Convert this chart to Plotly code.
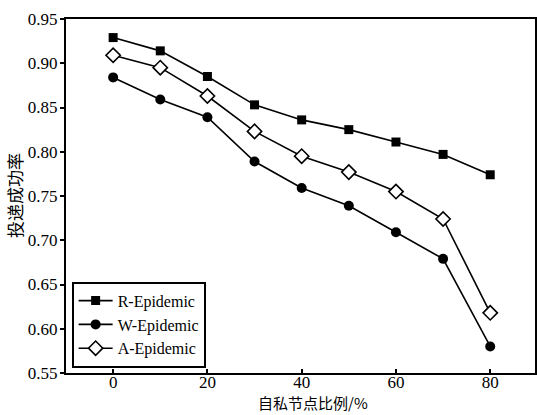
import plotly.graph_objects as go

x_vals = [0, 10, 20, 30, 40, 50, 60, 70, 80]
r_epidemic = [0.929, 0.914, 0.885, 0.853, 0.836, 0.825, 0.811, 0.797, 0.774]
w_epidemic = [0.884, 0.859, 0.839, 0.789, 0.759, 0.739, 0.709, 0.679, 0.580]
a_epidemic = [0.909, 0.895, 0.863, 0.823, 0.795, 0.777, 0.755, 0.724, 0.618]
y_ticks = [0.55, 0.60, 0.65, 0.70, 0.75, 0.80, 0.85, 0.90, 0.95]
x_ticks = [0, 20, 40, 60, 80]
x_title = "自私节点比例/%"
y_title = "投递成功率"

serif = "Liberation Serif, Times New Roman, serif"
cjk = "Noto Sans CJK SC"

fig = go.Figure()
fig.add_trace(go.Scatter(x=x_vals, y=r_epidemic, name="R-Epidemic", mode="lines+markers",
                         line=dict(color="black", width=1.6),
                         marker=dict(symbol="square", size=9, color="black")))
fig.add_trace(go.Scatter(x=x_vals, y=w_epidemic, name="W-Epidemic", mode="lines+markers",
                         line=dict(color="black", width=1.6),
                         marker=dict(symbol="circle", size=10, color="black")))
fig.add_trace(go.Scatter(x=x_vals, y=a_epidemic, name="A-Epidemic", mode="lines+markers",
                         line=dict(color="black", width=1.6),
                         marker=dict(symbol="diamond", size=11, color="white",
                                     line=dict(color="black", width=1.6))))

fig.update_layout(
    width=537, height=415,
    margin=dict(l=66, r=2, t=19, b=42, autoexpand=False),
    paper_bgcolor="white", plot_bgcolor="white",
    font=dict(family=serif, size=17, color="black"),
    showlegend=True,
    legend=dict(x=0.012, y=0.015, xanchor="left", yanchor="bottom",
                bgcolor="white", bordercolor="black", borderwidth=2,
                font=dict(family=serif, size=16), tracegroupgap=0,
                itemwidth=34),
    xaxis=dict(range=[-10, 89.5], tickvals=x_ticks, ticks="inside", ticklen=4,
               tickwidth=1.5, tickcolor="black", automargin=False, ticklabelstandoff=-7,
               showline=True, linecolor="black", linewidth=2, mirror=True,
               showgrid=False, zeroline=False),
    yaxis=dict(range=[0.55, 0.95], tickvals=y_ticks, tickformat=".2f", ticks="outside",
               ticklen=4, tickwidth=1.5, tickcolor="black", automargin=False,
               ticklabelstandoff=-1,
               showline=True, linecolor="black", linewidth=2, mirror=True,
               showgrid=False, zeroline=False),
    annotations=[
        dict(text=x_title, xref="paper", yref="paper", x=(313 - 66) / 469, y=-(402 - 373) / 354,
             xanchor="center", yanchor="middle", showarrow=False,
             font=dict(family=cjk, size=15)),
        dict(text=y_title, xref="paper", yref="paper", x=-(66 - 14) / 469, y=(373 - 196) / 354,
             xanchor="center", yanchor="middle", showarrow=False, textangle=-90,
             font=dict(family=cjk, size=17)),
    ],
)

# remove the browser's default 8px body margin so the figure sits at the window's corner
fig.write_html("out.html", config={"displayModeBar": False},
               post_script="document.body.style.margin='0px';")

| The request |
With the pictures left out, transcribe the material exactly.

| Solution |
Convert this chart to Plotly code.
import plotly.graph_objects as go

x_vals = [0, 10, 20, 30, 40, 50, 60, 70, 80]
r_epidemic = [0.929, 0.914, 0.885, 0.853, 0.836, 0.825, 0.811, 0.797, 0.774]
w_epidemic = [0.884, 0.859, 0.839, 0.789, 0.759, 0.739, 0.709, 0.679, 0.580]
a_epidemic = [0.909, 0.895, 0.863, 0.823, 0.795, 0.777, 0.755, 0.724, 0.618]
y_ticks = [0.55, 0.60, 0.65, 0.70, 0.75, 0.80, 0.85, 0.90, 0.95]
x_ticks = [0, 20, 40, 60, 80]
x_title = "自私节点比例/%"
y_title = "投递成功率"

serif = "Liberation Serif, Times New Roman, serif"
cjk = "Noto Sans CJK SC"

fig = go.Figure()
fig.add_trace(go.Scatter(x=x_vals, y=r_epidemic, name="R-Epidemic", mode="lines+markers",
                         line=dict(color="black", width=1.6),
                         marker=dict(symbol="square", size=9, color="black")))
fig.add_trace(go.Scatter(x=x_vals, y=w_epidemic, name="W-Epidemic", mode="lines+markers",
                         line=dict(color="black", width=1.6),
                         marker=dict(symbol="circle", size=10, color="black")))
fig.add_trace(go.Scatter(x=x_vals, y=a_epidemic, name="A-Epidemic", mode="lines+markers",
                         line=dict(color="black", width=1.6),
                         marker=dict(symbol="diamond", size=11, color="white",
                                     line=dict(color="black", width=1.6))))

fig.update_layout(
    width=537, height=415,
    margin=dict(l=66, r=2, t=19, b=42, autoexpand=False),
    paper_bgcolor="white", plot_bgcolor="white",
    font=dict(family=serif, size=17, color="black"),
    showlegend=True,
    legend=dict(x=0.012, y=0.015, xanchor="left", yanchor="bottom",
                bgcolor="white", bordercolor="black", borderwidth=2,
                font=dict(family=serif, size=16), tracegroupgap=0,
                itemwidth=34),
    xaxis=dict(range=[-10, 89.5], tickvals=x_ticks, ticks="inside", ticklen=4,
               tickwidth=1.5, tickcolor="black", automargin=False, ticklabelstandoff=-7,
               showline=True, linecolor="black", linewidth=2, mirror=True,
               showgrid=False, zeroline=False),
    yaxis=dict(range=[0.55, 0.95], tickvals=y_ticks, tickformat=".2f", ticks="outside",
               ticklen=4, tickwidth=1.5, tickcolor="black", automargin=False,
               ticklabelstandoff=-1,
               showline=True, linecolor="black", linewidth=2, mirror=True,
               showgrid=False, zeroline=False),
    annotations=[
        dict(text=x_title, xref="paper", yref="paper", x=(313 - 66) / 469, y=-(402 - 373) / 354,
             xanchor="center", yanchor="middle", showarrow=False,
             font=dict(family=cjk, size=15)),
        dict(text=y_title, xref="paper", yref="paper", x=-(66 - 14) / 469, y=(373 - 196) / 354,
             xanchor="center", yanchor="middle", showarrow=False, textangle=-90,
             font=dict(family=cjk, size=17)),
    ],
)

# remove the browser's default 8px body margin so the figure sits at the window's corner
fig.write_html("out.html", config={"displayModeBar": False},
               post_script="document.body.style.margin='0px';")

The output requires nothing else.